Few films have had as rocky a gestation period as Gabby Dellal’s 3 Generations. After debuting the film at Cannes in 2015, under the name About Ray, the English filmmaker was savaged for her casting of a cisgender actress (Elle Fanning) as a trans boy, while initial reviews were less than enthusiastic. But these controversies make the release of the film’s recut version, in cinemas today, all the more impressive.
A tender, gorgeously shot story of a family coming to terms with their youngest member’s trans identity, 3 Generations not only elucidates the extreme emotional and legal struggles that trans youth face, but also depicts the very real difficulties that their cisgender loved ones can have in accepting and understanding them. Fanning portrays Ray, a wiry New York teen whose medical transition hinges upon getting signatures from his indecisive mother (Naomi Watts) and long-estranged father (Tate Donovan), with sensitivity and wit, while Susan Sarandon’s acerbic lesbian matriarch, Dodo, provides a humorous entry point for viewers less familiar with transgender issues.
There are certainly sticking points, the lack of a trans actor in the lead role being the most glaring, along with the film’s limited success in truly entering Ray’s head. But the presence of a non-sensationalized trans narrative in mainstream cinema cannot be underestimated. NYLON caught up with Dellal to discuss the film’s complicated genesis and why she thinks it’s a victory in the battle for trans advocacy.
What drew you to explore trans narratives and experiences?
I came across it because I met a guy—I think it was about six years ago now—who was moving furniture for my sister. I said, “How are you?” and he said, “It’s been a tricky day today because my daughter’s just told me she wants to become my son.” And he said it in a jovial way. And I had never come across any transgender people at that point, not directly, and so I was fascinated. Not only was he open, he was very adjusted by it. About I called him because I was interested in the subject and had done a lot of research and he said to me, “Actually, my kid’s just had his breasts removed, and we’re in the recovery room.” He was so proud of his child and so positive about him, and that’s what really inspired me.
How did you conduct research for the film?two years laterI actually did meet several kids that went through that experience. I did meet the original guy who inspired me. Elle and I actually interviewed the man in question when he’d already transitioned, and then I became quite close to another kid who had transitioned, and I went to visit him at his university. I was most interested in FTM [female-to-male] because that was the character, Ray, that I was exploring.
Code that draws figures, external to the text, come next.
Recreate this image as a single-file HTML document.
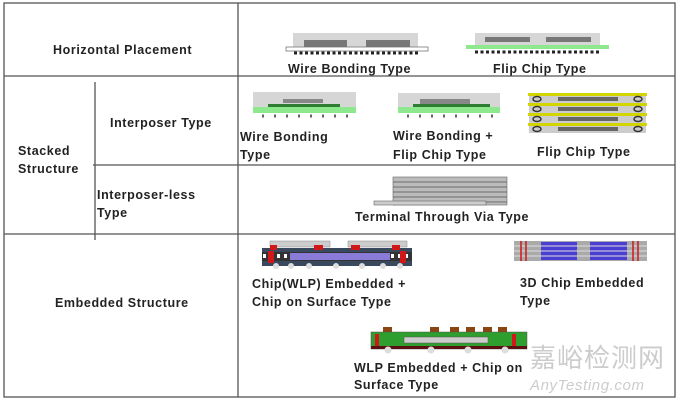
<!DOCTYPE html><html><head><meta charset="utf-8"><style>body{margin:0;background:#fff}svg{display:block}text{font-family:"Liberation Sans",sans-serif;font-weight:bold;font-size:12.5px;fill:#222;letter-spacing:0.6px}</style></head><body>
<svg width="680" height="400" viewBox="0 0 680 400">
<g stroke="#555" stroke-width="1.3" fill="none">
<rect x="4" y="3" width="671" height="394"/>
<line x1="238" y1="3" x2="238" y2="397"/>
<line x1="4" y1="76" x2="675" y2="76"/>
<line x1="4" y1="234" x2="675" y2="234"/>
<line x1="93" y1="165" x2="675" y2="165"/>
<line x1="95" y1="82" x2="95" y2="240"/>
</g>
<text x="53" y="54">Horizontal Placement</text>
<text x="110" y="127">Interposer Type</text>
<text x="18" y="155">Stacked</text><text x="18" y="173">Structure</text>
<text x="97" y="199">Interposer-less</text><text x="97" y="217">Type</text>
<text x="55" y="307">Embedded Structure</text>
<rect x="293" y="33" width="125" height="17" fill="#d6d6d6"/>
<rect x="304" y="40" width="43" height="7" fill="#777"/><rect x="366" y="40" width="44" height="7" fill="#777"/>
<rect x="286" y="47" width="142" height="4" fill="#fff" stroke="#777" stroke-width="0.8"/>
<line x1="294" y1="53" x2="418" y2="53" stroke="#222" stroke-width="3" stroke-dasharray="3,2.5"/>
<text x="288" y="73">Wire Bonding Type</text>
<rect x="475" y="33" width="125" height="15" fill="#d6d6d6"/>
<rect x="485" y="37" width="45" height="5" fill="#777"/><rect x="546" y="37" width="45" height="5" fill="#777"/>
<rect x="466" y="45" width="143" height="4" fill="#8ee88e"/>
<line x1="475" y1="52" x2="600" y2="52" stroke="#222" stroke-width="3" stroke-dasharray="3,2.5"/>
<text x="493" y="73">Flip Chip Type</text>
<rect x="253" y="92" width="103" height="16" fill="#d6d6d6"/>
<rect x="283" y="99" width="40" height="4" fill="#888"/>
<rect x="268" y="104" width="72" height="3" fill="#2e7d32"/>
<rect x="253" y="107" width="103" height="6" fill="#8ee88e"/>
<line x1="262" y1="116" x2="350" y2="116" stroke="#666" stroke-width="3" stroke-dasharray="2,10"/>
<text x="240" y="141">Wire Bonding</text><text x="240" y="159">Type</text>
<rect x="398" y="93" width="102" height="16" fill="#d6d6d6"/>
<rect x="420" y="99" width="50" height="5" fill="#888"/>
<rect x="413" y="104" width="77" height="3" fill="#2e7d32"/>
<rect x="398" y="107" width="102" height="6" fill="#8ee88e"/>
<line x1="407" y1="116" x2="495" y2="116" stroke="#666" stroke-width="3" stroke-dasharray="2,10"/>
<text x="393" y="140">Wire Bonding +</text><text x="393" y="159">Flip Chip Type</text>
<g>
<rect x="529" y="95" width="117" height="38" fill="#ccc"/>
<rect x="528" y="93" width="119" height="3" fill="#d4d400"/><rect x="528" y="103" width="119" height="3" fill="#d4d400"/>
<rect x="528" y="113" width="119" height="3" fill="#d4d400"/><rect x="528" y="123" width="119" height="3" fill="#d4d400"/>
<g fill="#666"><rect x="558" y="97" width="60" height="4"/><rect x="558" y="107" width="60" height="4"/><rect x="558" y="117" width="60" height="4"/><rect x="558" y="127" width="60" height="4"/></g>
<g fill="none" stroke="#333" stroke-width="1.5"><ellipse cx="537" cy="99" rx="4" ry="2.5"/><ellipse cx="537" cy="109" rx="4" ry="2.5"/><ellipse cx="537" cy="119" rx="4" ry="2.5"/><ellipse cx="537" cy="129" rx="4" ry="2.5"/>
<ellipse cx="638" cy="99" rx="4" ry="2.5"/><ellipse cx="638" cy="109" rx="4" ry="2.5"/><ellipse cx="638" cy="119" rx="4" ry="2.5"/><ellipse cx="638" cy="129" rx="4" ry="2.5"/></g>
</g>
<text x="537" y="156">Flip Chip Type</text>
<rect x="393" y="177" width="114" height="28" fill="#bbb" stroke="#666" stroke-width="0.6"/>
<g stroke="#555" stroke-width="0.7"><line x1="393" y1="182" x2="507" y2="182"/><line x1="393" y1="187" x2="507" y2="187"/><line x1="393" y1="192" x2="507" y2="192"/><line x1="393" y1="197" x2="507" y2="197"/><line x1="393" y1="202" x2="507" y2="202"/></g>
<rect x="374" y="201" width="112" height="4" fill="#ccc" stroke="#666" stroke-width="0.6"/>
<text x="355" y="221">Terminal Through Via Type</text>
<!-- embedded 1 -->
<rect x="270" y="241" width="60" height="6" fill="#ccc" stroke="#888" stroke-width="0.5"/><rect x="348" y="241" width="59" height="6" fill="#ccc" stroke="#888" stroke-width="0.5"/>
<rect x="262" y="248" width="150" height="18" fill="#3a4a5e"/>
<rect x="262" y="252" width="150" height="9" fill="#333"/>
<rect x="290" y="253" width="100" height="7" fill="#8a7bd8"/>
<line x1="263" y1="256" x2="289" y2="256" stroke="#fff" stroke-width="4" stroke-dasharray="3,4"/>
<line x1="391" y1="256" x2="411" y2="256" stroke="#fff" stroke-width="4" stroke-dasharray="3,4"/>
<g fill="#d01818"><rect x="270" y="245" width="7" height="5"/><rect x="314" y="245" width="9" height="5"/><rect x="351" y="245" width="9" height="5"/><rect x="392" y="245" width="8" height="5"/><rect x="268" y="251" width="6" height="12"/><rect x="400" y="251" width="6" height="12"/></g>
<g fill="#ddd"><circle cx="276" cy="266" r="3"/><circle cx="291" cy="266" r="3"/><circle cx="309" cy="266" r="3"/><circle cx="336" cy="266" r="3"/><circle cx="362" cy="266" r="3"/><circle cx="383" cy="266" r="3"/><circle cx="400" cy="266" r="3"/></g>
<text x="252" y="288">Chip(WLP) Embedded +</text><text x="252" y="306">Chip on Surface Type</text>
<rect x="514" y="241" width="133" height="20" fill="#aaa"/>
<rect x="541" y="242" width="36" height="18" fill="#4a3fd0"/><rect x="590" y="242" width="37" height="18" fill="#4a3fd0"/>
<g stroke="#ddd" stroke-width="1"><line x1="514" y1="246" x2="647" y2="246"/><line x1="514" y1="251" x2="647" y2="251"/><line x1="514" y1="256" x2="647" y2="256"/></g>
<g stroke="#d01818" stroke-width="1.5"><line x1="521" y1="241" x2="521" y2="261"/><line x1="526" y1="241" x2="526" y2="261"/><line x1="633" y1="241" x2="633" y2="261"/><line x1="638" y1="241" x2="638" y2="261"/></g>
<text x="520" y="287">3D Chip Embedded</text><text x="520" y="305">Type</text>
<g fill="#8b4513"><rect x="383" y="327" width="9" height="6"/><rect x="430" y="327" width="9" height="6"/><rect x="450" y="327" width="9" height="6"/><rect x="466" y="327" width="9" height="6"/><rect x="483" y="327" width="9" height="6"/><rect x="498" y="327" width="9" height="6"/></g>
<rect x="371" y="332" width="156" height="17" fill="#2e9e2e" stroke="#555" stroke-width="0.5"/>
<rect x="404" y="337" width="84" height="6" fill="#ccc" stroke="#555" stroke-width="0.5"/>
<rect x="375" y="334" width="4" height="14" fill="#d01818"/><rect x="512" y="334" width="4" height="14" fill="#d01818"/>
<rect x="371" y="346" width="156" height="3" fill="#5a1010"/>
<g fill="#ddd"><circle cx="388" cy="350" r="3.5"/><circle cx="431" cy="350" r="3.5"/><circle cx="468" cy="350" r="3.5"/><circle cx="505" cy="350" r="3.5"/></g>
<text x="354" y="372">WLP Embedded + Chip on</text><text x="354" y="389">Surface Type</text>
<text x="530" y="367" style="font-size:26px;fill:#ccc;font-weight:normal;letter-spacing:1px;font-family:'Liberation Sans','Noto Sans CJK SC',sans-serif">嘉峪检测网</text>
<text x="530" y="390" style="font-size:15px;fill:#ccc;font-style:italic;font-weight:normal">AnyTesting.com</text>
</svg></body></html>
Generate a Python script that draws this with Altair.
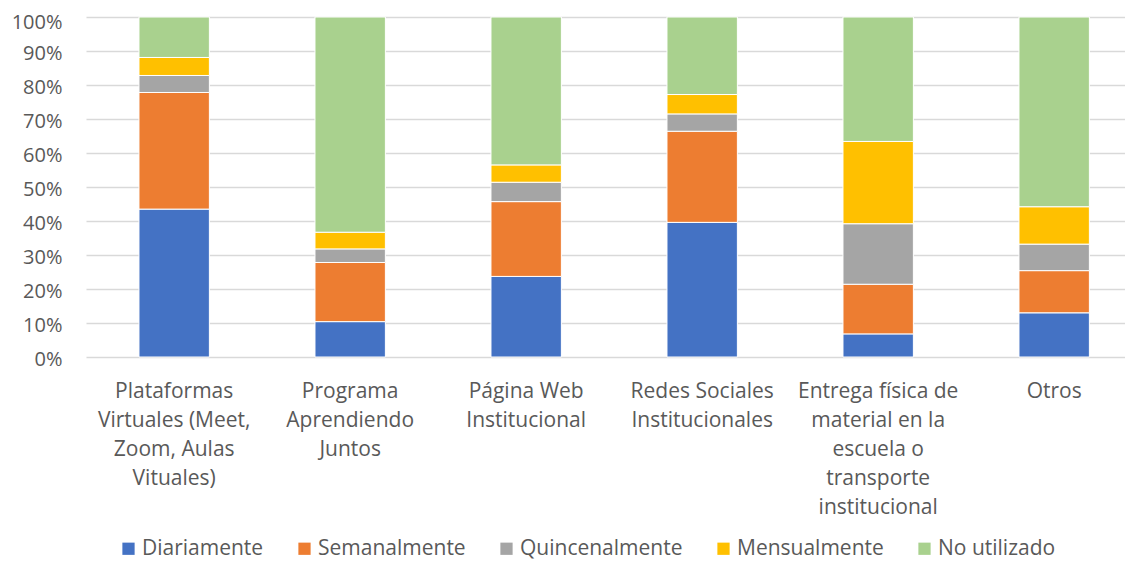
import json
import altair as alt
import pandas as pd

categories = [
    "Plataformas Virtuales (Meet, Zoom, Aulas Vituales)",
    "Programa Aprendiendo Juntos",
    "Página Web Institucional",
    "Redes Sociales Institucionales",
    "Entrega física de material en la escuela o transporte institucional",
    "Otros",
]
label_lines = [
    ["Plataformas", "Virtuales (Meet,", "Zoom, Aulas", "Vituales)"],
    ["Programa", "Aprendiendo", "Juntos"],
    ["Página Web", "Institucional"],
    ["Redes Sociales", "Institucionales"],
    ["Entrega física de", "material en la", "escuela o", "transporte", "institucional"],
    ["Otros"],
]
series = ["Diariamente", "Semanalmente", "Quincenalmente", "Mensualmente", "No utilizado"]
colors = ["#4472C4", "#ED7D31", "#A5A5A5", "#FFC000", "#A9D18E"]

diariamente = [43.5, 10.4, 23.7, 39.6, 6.8, 13.0]
semanalmente = [34.3, 17.4, 22.0, 26.8, 14.6, 12.4]
quincenalmente = [5.0, 4.0, 5.7, 5.1, 17.8, 7.8]
mensualmente = [5.3, 4.9, 5.1, 5.7, 24.2, 11.0]
no_utilizado = [11.9, 63.3, 43.5, 22.8, 36.6, 55.8]

values = [diariamente, semanalmente, quincenalmente, mensualmente, no_utilizado]
rows = []
for si, (s, vals) in enumerate(zip(series, values)):
    for c, v in zip(categories, vals):
        rows.append({"categoria": c, "serie": s, "orden": si, "valor": v})
df = pd.DataFrame(rows)

lookup = json.dumps(dict(zip(categories, label_lines)), ensure_ascii=False)

FONT = "Open Sans"
TXT = "#595959"

chart = (
    alt.Chart(df)
    .mark_bar(stroke="white", strokeWidth=1)
    .encode(
        x=alt.X(
            "categoria:N",
            sort=categories,
            scale=alt.Scale(paddingInner=0.6, paddingOuter=0.2517, align=0.598),
            axis=alt.Axis(
                title=None,
                labelAngle=0,
                ticks=False,
                tickSize=0,
                domain=False,
                labelPadding=23,
                labelFont=FONT,
                labelFontSize=21,
                labelColor=TXT,
                labelLineHeight=29,
                labelBaseline="top",
                labelExpr=lookup + "[datum.label]",
            ),
        ),
        y=alt.Y(
            "valor:Q",
            stack="zero",
            scale=alt.Scale(domain=[0, 100], nice=False),
            axis=alt.Axis(
                title=None,
                values=list(range(0, 101, 10)),
                labelExpr="datum.value + '%'",
                ticks=False,
                tickSize=0,
                domain=False,
                labelPadding=24,
                labelOffset={"condition": {"test": "datum.value == 100", "value": 5.5}, "value": 2},
                labelFont=FONT,
                labelFontSize=20,
                labelColor=TXT,
                gridColor="#D9D9D9",
                gridWidth=1.5,
            ),
        ),
        color=alt.Color(
            "serie:N",
            scale=alt.Scale(domain=series, range=colors),
            legend=alt.Legend(
                title=None,
                orient="none",
                direction="horizontal",
                legendX=32,
                legendY=521,
                symbolType="square",
                symbolSize=150,
                symbolStrokeWidth=0,
                labelFont=FONT,
                labelFontSize=21,
                labelColor=TXT,
                labelLimit=0,
                labelOffset=3,
                columnPadding=30,
            ),
        ),
        order=alt.Order("orden:Q", sort="ascending"),
    )
    .properties(
        width=1039,
        height=340,
        autosize=alt.AutoSizeParams(type="none"),
        padding={"left": 78, "top": 9, "right": 0, "bottom": 204},
    )
    .configure_view(stroke=None)
)

chart.save("out.html", embed_options={"renderer": "svg", "actions": False})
I met older people and then I also went to a lot of LGBTQ open meetings in which I sort of was privy to a large section of the LGBT world, not just T but also the LGB. And also my producer is very involved in the LGBT community.
The film seemed to have experienced a few difficulties getting to the screen. How would you characterize what happened?
It was one of those funny things where our film was shown at Cannes—the Weinstein Company bought it, we were really excited about it—but that was right around the time that Caitlyn Jenner was constantly in the papers and there was an Eddie Redmayne film [The Danish Girl] coming out at exactly the same time as us. Obviously, we really were looking forward to it coming out straight away, but, in the end, I probably think it’s one of those lucky things because now our community is a tiny bit educated and aware about the trans community, but in no way fully accepting of it. I think it’s become a better film because I went back into the cutting room after Toronto. I spent three months doing something really delicate and painstaking without any reshoots, just going in there and trying to work out a way to get into the head of the trans boy without losing sight of the family film and its original intent, which was a film seen through the eyes of the mom. And so while I didn’t want to shift that balance, everybody’s interested in the trans situation, and because people are slightly more open-minded about it, we needed to shift the emphasis onto the Elle character as much as the Naomi character.
You came under fire for casting a cis actress as Ray. Did you consider casting a trans boy in the role?
Elle as an actress to me is one of the few young actors who just goes beyond her years, and so I’ve always, always wanted to work with her, and I’m so proud of her characterization and her enormous amount of work and sensitivity to the character that she was playing, and the enormity of the responsibility of playing that character. I think that she worked so hard and she was so respectful and so aware of her responsibility of the role that she was playing. Another actor could have almost lampooned the idea, not gotten to grips with the understanding of what it is to be born in a body that doesn’t align with your mind, and we worked together really hard to try and understand that.
Do you think this film is a useful tool for trans advocacy?
I think it’s all about trying to normalize a subject, not sensationalize it or freak people out so that older people would go and say, “Oh, but my kid would never do that.” In actual fact, it’s to say that this could be your kid and not to only think that it’s the kids from a low economic background [that are] transgender. There was one kid that I met who I can’t name, but the dad said that when they first went to see a therapist that worked with transgender kids in New York, he had two families that he was seeing, and within a year he had something like 300 families. It’s because people are beginning to be more open about it. If you take the taboo out of it, then you can genuinely be there to help. So I really hope this film has a social impact and is far-reaching. I really hope that we can.